By engaging in watch obsession, the Stuffed Shirts, The Punks and everyone in-between trades in time-telling symbols. We assign our own meanings to these symbols, and it’s inevitable that generational differences, class differences, lifestyle and cultural differences, aesthetic differences and all sorts of semiotic stuff gets contested through not just our passion and ownership of watches, but perhaps more so through our evaluations of watches (even those we won’t ever own). We go on watch forums to banter passionately about watches, but we end up showing the world who we are more than anything. In the end, what we say about watches is really about ourselves.
That is not a new notion, of course. However, were I to proffer what the White Paper is really doing, I’d say it’s carving out territory for an elite sector of watch obsessors within the swirling confusion of our postmodern world—and by that I mean a world in which symbolic meaning itself has become as unpredictable as Earth’s increasingly erratic weather. The Stuffed Shirts are trying to build consensus around the boundaries of a territory they call Fine Watchmaking, and when The Punks refuse to consent, they (you? Anyways, The Punks)—through acts of self-exclusion—only succeed in establishing that elite territory more concretely. It’s a classic semiotic battle in which both sides win their desired meaning.
Because I inhabit it, I am interested in the wide continuum between the Stuffed Shirts and The Punks. The tension and distance between them brings us back to my original point about my uniquely positioned generation who is, it seems, mostly obsessed with the analog/digital dichotomy. That dichotomy is going to be the big divide we Xers (or whatever you want to call us) will see in our lifetime. Forget the Fall of Communism, or the Rise of Globalism, or whatever. Our world, both macro and micro, has been completely reshaped by the emergence of digital technology and all that comes with it. Because we are just old enough to have witnessed such a significant transformation of the world, the White Paper resonates on a deep level that no cynicism can reach. We are neither Punks nor Stuffed Shirts. We are the Average Middle Aged Watch Fans (AMAWFs), the ones stuck in the middle clinging to elements of the attitude behind the White Paper, as well as to the esprit de punk that rejects those attitudes.
This deeper resonance that I, an AMAWF, have with the White Paper’s attempt to delineate Fine Watchmaking is probably best described by Aurel Bacs definition: “a state of mind.” What I love about that definition is that it admits the folly of hard lines and says, essentially, that Fine Watchmaking is really a vague region around which the Stuffed Shirts have decided to pin down whatever quasi-consensus they could.
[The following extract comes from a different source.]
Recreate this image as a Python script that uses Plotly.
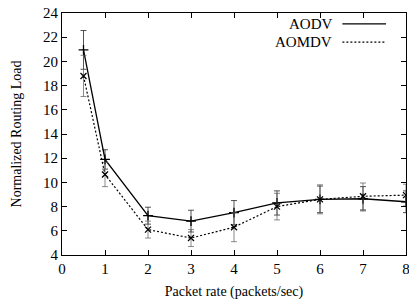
import plotly.graph_objects as go

x_vals = [0.5, 1, 2, 3, 4, 5, 6, 7, 8]
aodv = [20.95, 11.9, 7.25, 6.8, 7.5, 8.3, 8.6, 8.65, 8.4]
aodv_err = [1.6, 0.8, 0.7, 0.9, 1.0, 1.0, 1.1, 1.0, 0.9]
aomdv = [18.8, 10.65, 6.1, 5.4, 6.3, 8.0, 8.6, 8.85, 8.95]
aomdv_err = [1.7, 1.0, 0.7, 0.7, 1.2, 1.1, 1.2, 1.1, 0.9]

x_ticks = [0, 1, 2, 3, 4, 5, 6, 7, 8]
y_ticks = [4, 6, 8, 10, 12, 14, 16, 18, 20, 22, 24]

FONT = "Liberation Serif"

fig = go.Figure()
fig.add_trace(go.Scatter(
    x=x_vals, y=aodv, mode="lines+markers", name="AODV",
    line=dict(color="black", width=1.3),
    marker=dict(symbol="cross-thin", size=7, line=dict(color="black", width=1.3)),
    error_y=dict(type="data", array=aodv_err, color="rgba(40,40,40,0.8)", thickness=1, width=3),
))
fig.add_trace(go.Scatter(
    x=x_vals, y=aomdv, mode="lines+markers", name="AOMDV",
    line=dict(color="black", width=1.2, dash="2px,2px"),
    marker=dict(symbol="x-thin", size=6, line=dict(color="black", width=1.3)),
    error_y=dict(type="data", array=aomdv_err, color="rgba(90,90,90,0.7)", thickness=1, width=3),
))

legend_items = [("AODV", "solid", 0.955), ("AOMDV", "2px,2px", 0.88)]
for name, dash, yy in legend_items:
    fig.add_annotation(x=0.79, y=yy, xref="paper", yref="paper", text=name,
                       showarrow=False, xanchor="right", yanchor="middle",
                       font=dict(family=FONT, size=15, color="black"))
    fig.add_shape(type="line", xref="paper", yref="paper", x0=0.815, x1=0.942, y0=yy, y1=yy,
                  line=dict(color="black", width=1.2, dash=dash))

axis_common = dict(
    showline=True, linecolor="black", linewidth=1.2, mirror="ticks",
    ticks="inside", ticklen=5, tickcolor="black", showgrid=False, zeroline=False,
    tickfont=dict(family=FONT, size=15, color="black"), automargin=False,
)
fig.update_xaxes(range=[0, 8], tickvals=x_ticks, ticklabeloverflow="allow",
                 title=dict(text="Packet rate (packets/sec)", font=dict(family=FONT, size=14, color="black"), standoff=10),
                 **axis_common)
fig.update_yaxes(range=[4, 24], tickvals=y_ticks, ticklabeloverflow="allow",
                 title=dict(text="Normalized Routing Load", font=dict(family=FONT, size=14, color="black"), standoff=18),
                 **axis_common)

fig.update_layout(
    width=409, height=306,
    margin=dict(l=62, r=3, t=13, b=51),
    paper_bgcolor="white", plot_bgcolor="white",
    showlegend=False,
)
fig.write_html("out.html", config={"displayModeBar": False},
               post_script="document.body.style.margin='0px';document.body.style.overflow='hidden';")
It’s precisely because that quasi-consensus is so fragile that one would draft and publish something like the White Paper. It is a cry of longing for long-lost clarity. It is an attempt to inflate a lifeboat in the howling winds and pounding oceans of the postmodern watchmaking scene. As an Average Middle Aged Watch Fan who knows first-hand that things were once more clearly delineated, and that, therefore, deriving meaning from watches was once far simpler, I totally get it.
We can talk all day about computerized CNC machines cranking out Patek Philippe cases and so on, but in the end we are talking about how a watch—or a category of watch—makes us feel. Think about how we might attempt to draw hard lines around other categories. Tool Watches, Diver Watches, Everyday Watches, Beaters, Dress Watches, Casual Watches, Jeans-n-Sweater Watches, Yard-Work Watches—I could go on, but you get the point that we don’t really have secure boundaries around these time-piece territories any more than the Stuffed Shirts do around Fine Watchmaking. Any attempt to put down exactly what qualifies a watch to enter these categories would be just as rife with the problems the authors of the White Paper encountered.
Imagine that you are not only passionate about Micro-Brand Tool Watches (MBTWs), but that you’ve dedicated a long career to MBTWs, invested endless hours of experience into knowing everything about MBTWs, helped build up the best MBTWs outfits over decades, and because the world is an unstable place you’ve seen the MBTW industry change and struggle and grow diffuse as it is encroached upon by a bunch of 3D-Printing Neo-Punks who think they’re suddenly “watchmakers” because they can drone-deliver highly customized one-offs straight to your door. And so you and your colleagues—passionate folks with a stake in the MBTW game—sit down to write the White Paper on Micro-Brand Tool Watches. It could happen. Every Punk becomes an Old Fart eventually.And at the risk of sounding like I want to bash so-called Millennials (I don’t like that term any more than I like Gen-Xer), there is a tendency today for young people to bypass the long-haul of apprenticeship and the humble road of 10,000 hours of experience before taking a title in a field. And that is because of digital technology. Young people buy some recording or film software and unabashedly call themselves Record Producer or Filmmaker. They buy a digital SLR and suddenly they’re a Real Photographer. There’s been no training, no apprenticeships, no deep knowledge, no cleaning toilets just to get a foot in the door, and, worst of all, nearly zero experience. It’s an instant, self-assigned, unvetted title. Some micro-brands selling watches can be perceived the same way. Some person learns about sourcing materials, pieces together a design aesthetic and branding, spends twenty hours on Squarespace, gets it up on Kickstarter and now they are a Watchmaker. I own and adore a couple micro-brand watches, yet this instant-watchmaker thing can feel disingenuous to those of us who came up in an analog world where we were humbly made to learn a craft at a snail’s pace.
And this is why the White Paper resonates with me. It’s why I can feel both what you Nomos-loving Punks feel and what the Stuffed Shirts are clinging to. We all want to know that what we value is valued.